Comment envisagez-vous l’avenir de l’euro et la place qu’il occupera dans le système monétaire mondial ?
Koen De Leus : L’euro restera une monnaie forte, surtout tant que l’Europe sera considérée comme une région stable. On spécule sur une perte de pouvoir du dollar en tant que monnaie mondiale, en particulier parce que les États-Unis deviennent de plus en plus protectionnistes. Pour l’instant, le dollar reste dominant, même si l’euro gagnera en importance si l’Europe parvient à renforcer son marché unique et ses marchés de capitaux.
Philippe Gijsels : La place de l’euro dépend fortement des politiques européennes.
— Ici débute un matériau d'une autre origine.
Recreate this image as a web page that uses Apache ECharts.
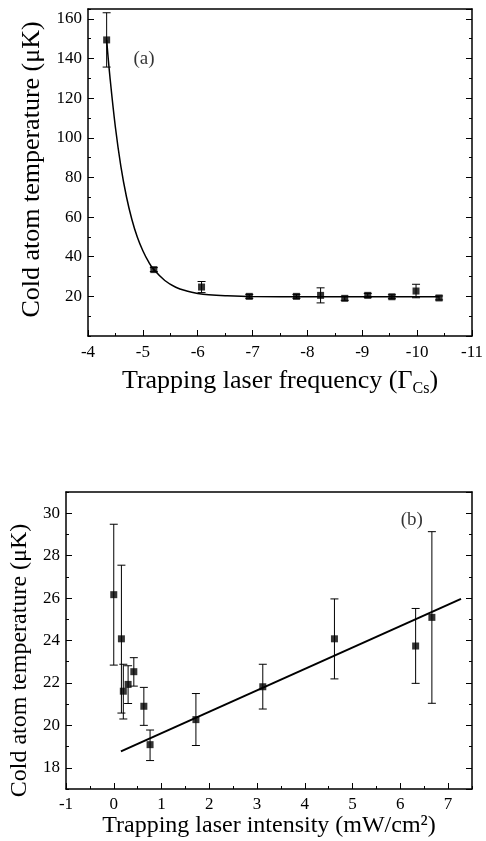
<!DOCTYPE html>
<html>
<head>
<meta charset="utf-8">
<script src="https://cdn.jsdelivr.net/npm/echarts@6/dist/echarts.min.js"></script>
<style>html,body{margin:0;padding:0;background:#fff;}#c{width:486px;height:841px;}</style>
</head>
<body>
<div id="c"></div>
<script>
// ---- Panel (a): temperature vs trapping laser frequency ----
const freqX = [-4.34, -5.2, -6.07, -6.94, -7.8, -8.24, -8.68, -9.1, -9.54, -9.98, -10.4];
const freqT = [149.4, 33.5, 24.7, 20.0, 20.0, 20.5, 19.0, 20.5, 19.8, 22.7, 19.2];
const freqErr = [13.7, 1.0, 2.8, 1.0, 1.0, 3.8, 1.0, 1.0, 1.0, 3.4, 1.0];
// fitted decay curve
const fitFreqX = [-4.34, -4.4, -4.5, -4.6, -4.7, -4.8, -4.9, -5.0, -5.1, -5.2, -5.4, -5.6, -5.8, -6.0, -6.2, -6.5, -7.0, -8.0, -9.0, -10.4];
const fitFreqT = [149.4, 130.7, 105.2, 85.5, 70.4, 58.8, 49.8, 43.0, 37.6, 33.5, 28.0, 24.6, 22.7, 21.5, 20.8, 20.3, 19.9, 19.8, 19.8, 19.8];
const freqTicksX = [-11, -4];
const freqTicksY = [0, 165];

// ---- Panel (b): temperature vs trapping laser intensity ----
const intX = [0.0, 0.16, 0.2, 0.3, 0.42, 0.63, 0.76, 1.72, 3.12, 4.62, 6.32, 6.66];
const intT = [26.16, 24.08, 21.61, 21.93, 22.53, 20.9, 19.09, 20.27, 21.82, 24.08, 23.74, 25.09];
const intLow = [22.84, 20.58, 20.3, 21.03, 21.85, 20.0, 18.34, 19.05, 20.77, 22.19, 21.98, 21.04];
const intHigh = [29.48, 27.55, 22.88, 22.81, 23.19, 21.79, 19.78, 21.5, 22.88, 25.96, 25.51, 29.13];
const fitIntX = [0.15, 7.27];
const fitIntT = [18.77, 25.96];
const intTicksX = [-1, 7.5];
const intTicksY = [17, 31];

const panelLabels = [{text: '(a)', x: -5.02, y: 139.7}, {text: '(b)', x: 6.24, y: 29.7}];

const FONT = 'Liberation Serif';
const BLACK = '#000';

function zip(a, b) { return a.map((v, i) => [v, b[i]]); }

function errSeries(xi, yi, data) {
  return {
    type: 'custom', xAxisIndex: xi, yAxisIndex: yi, z: 2,
    encode: {x: 0, y: [1, 2]},
    data: data,
    renderItem: function (params, api) {
      const x = api.value(0), lo = api.value(1), hi = api.value(2);
      const a = api.coord([x, lo]), b = api.coord([x, hi]);
      const w = 4;
      const st = {stroke: BLACK, lineWidth: 1};
      return {type: 'group', children: [
        {type: 'line', shape: {x1: a[0], y1: a[1], x2: b[0], y2: b[1]}, style: st},
        {type: 'line', shape: {x1: a[0] - w, y1: a[1], x2: a[0] + w, y2: a[1]}, style: st},
        {type: 'line', shape: {x1: b[0] - w, y1: b[1], x2: b[0] + w, y2: b[1]}, style: st}
      ]};
    }
  };
}

const lineOn = {show: true, onZero: false, lineStyle: {color: BLACK, width: 1.5}};
const lineOff = {show: false, onZero: false};
const labelStyle = {color: BLACK, fontFamily: FONT, fontSize: 17};
const nameStyleA = {color: BLACK, fontFamily: FONT, fontSize: 26};
const nameStyleB = {color: BLACK, fontFamily: FONT, fontSize: 24};
const majorTick = {inside: true, length: 6, lineStyle: {color: BLACK, width: 1}};
const minorTickAx = {inside: true, length: 3, lineStyle: {color: BLACK, width: 1}};

function mk(base) { return Object.assign({type: 'value', splitLine: {show: false}, axisLine: lineOn}, base); }

const xAxes = [
  // grid 0
  mk({gridIndex: 0, position: 'bottom', min: freqTicksX[0], max: freqTicksX[1], inverse: true, interval: 1,
      axisTick: majorTick,
      minorTick: {show: true, splitNumber: 2, length: 3, lineStyle: {color: BLACK, width: 1}},
      axisLabel: Object.assign({margin: 8}, labelStyle),
      name: 'Trapping laser frequency (Γ{sub|Cs})', nameLocation: 'middle', nameGap: 30,
      nameTextStyle: Object.assign({rich: {sub: {fontFamily: FONT, fontSize: 16, color: BLACK, padding: [15, 0, 0, 0]}}}, nameStyleA)}),
  mk({gridIndex: 0, position: 'top', min: freqTicksX[0], max: freqTicksX[1], inverse: true,
      axisTick: {show: false}, axisLabel: {show: false}}),
  // grid 1
  mk({gridIndex: 1, position: 'bottom', min: intTicksX[0], max: intTicksX[1], interval: 1,
      axisTick: majorTick,
      axisLabel: Object.assign({margin: 7, showMaxLabel: false}, labelStyle),
      name: 'Trapping laser intensity (mW/cm²)', nameLocation: 'middle', nameGap: 25,
      nameTextStyle: nameStyleB}),
  mk({gridIndex: 1, position: 'bottom', min: intTicksX[0], max: intTicksX[1], interval: 0.5,
      axisLine: lineOff, axisTick: minorTickAx, axisLabel: {show: false}}),
  mk({gridIndex: 1, position: 'top', min: intTicksX[0], max: intTicksX[1],
      axisTick: {show: false}, axisLabel: {show: false}})
];

const yAxes = [
  // grid 0
  mk({gridIndex: 0, position: 'left', min: freqTicksY[0], max: freqTicksY[1], interval: 20,
      axisTick: majorTick,
      axisLabel: Object.assign({margin: 6, showMinLabel: false, showMaxLabel: false}, labelStyle),
      name: 'Cold atom temperature (μK)', nameLocation: 'middle', nameGap: 43,
      nameTextStyle: Object.assign({padding: [0, 0, 0, 6]}, nameStyleA)}),
  mk({gridIndex: 0, position: 'left', min: freqTicksY[0], max: freqTicksY[1], interval: 10,
      axisLine: lineOff, axisTick: minorTickAx, axisLabel: {show: false}}),
  mk({gridIndex: 0, position: 'right', min: freqTicksY[0], max: freqTicksY[1], interval: 20,
      axisTick: majorTick, axisLabel: {show: false}}),
  mk({gridIndex: 0, position: 'right', min: freqTicksY[0], max: freqTicksY[1], interval: 10,
      axisLine: lineOff, axisTick: minorTickAx, axisLabel: {show: false}}),
  // grid 1
  mk({gridIndex: 1, position: 'left', min: intTicksY[0], max: intTicksY[1], splitNumber: 7, minInterval: 2, maxInterval: 2,
      axisTick: majorTick,
      axisLabel: Object.assign({margin: 6, showMinLabel: false, showMaxLabel: false}, labelStyle),
      name: 'Cold atom temperature (μK)', nameLocation: 'middle', nameGap: 34,
      nameTextStyle: Object.assign({padding: [0, 40, 0, 0]}, nameStyleB)}),
  mk({gridIndex: 1, position: 'left', min: intTicksY[0], max: intTicksY[1], interval: 1,
      axisLine: lineOff, axisTick: minorTickAx, axisLabel: {show: false}}),
  mk({gridIndex: 1, position: 'right', min: intTicksY[0], max: intTicksY[1], splitNumber: 7, minInterval: 2, maxInterval: 2,
      axisTick: majorTick, axisLabel: {show: false}}),
  mk({gridIndex: 1, position: 'right', min: intTicksY[0], max: intTicksY[1], interval: 1,
      axisLine: lineOff, axisTick: minorTickAx, axisLabel: {show: false}})
];

function textSeries(xi, yi, lab) {
  return {
    type: 'scatter', xAxisIndex: xi, yAxisIndex: yi, symbolSize: 1, z: 5,
    itemStyle: {color: 'transparent'},
    label: {show: true, position: 'inside', formatter: lab.text, color: BLACK, fontFamily: FONT, fontSize: 19},
    data: [[lab.x, lab.y]], silent: true
  };
}

const option = {
  animation: false,
  backgroundColor: '#fff',
  grid: [
    {left: 88, top: 9, width: 386, height: 327},
    {left: 66, top: 492, width: 406, height: 297}
  ],
  xAxis: xAxes,
  yAxis: yAxes,
  series: [
    errSeries(0, 0, freqX.map((x, i) => [x, freqT[i] - freqErr[i], freqT[i] + freqErr[i]])),
    {type: 'line', xAxisIndex: 0, yAxisIndex: 0, data: zip(fitFreqX, fitFreqT), smooth: 0.4, showSymbol: false,
     lineStyle: {color: BLACK, width: 1.5}, z: 3},
    {type: 'scatter', xAxisIndex: 0, yAxisIndex: 0, data: zip(freqX, freqT), symbol: 'rect', symbolSize: 7,
     itemStyle: {color: BLACK}, z: 4},
    textSeries(0, 0, panelLabels[0]),

    errSeries(2, 4, intX.map((x, i) => [x, intLow[i], intHigh[i]])),
    {type: 'line', xAxisIndex: 2, yAxisIndex: 4, data: zip(fitIntX, fitIntT), showSymbol: false,
     lineStyle: {color: BLACK, width: 2}, z: 3},
    {type: 'scatter', xAxisIndex: 2, yAxisIndex: 4, data: zip(intX, intT), symbol: 'rect', symbolSize: 7,
     itemStyle: {color: BLACK}, z: 4},
    textSeries(2, 4, panelLabels[1])
  ]
};

const chart = echarts.init(document.getElementById('c'), null, {renderer: 'canvas'});
chart.setOption(option);
</script>
</body>
</html>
Si l’Europe arrive à parler d’une seule voix et à poursuivre l’intégration du marché unique, l’euro pourrait devenir une alternative plus forte au dollar. Mais tant que les intérêts nationaux prévaudront et que l’Europe demeurera divisée, l’euro restera vulnérable aux chocs. Les prochaines années seront cruciales en ce qui concerne la position de l’euro dans le système monétaire mondial.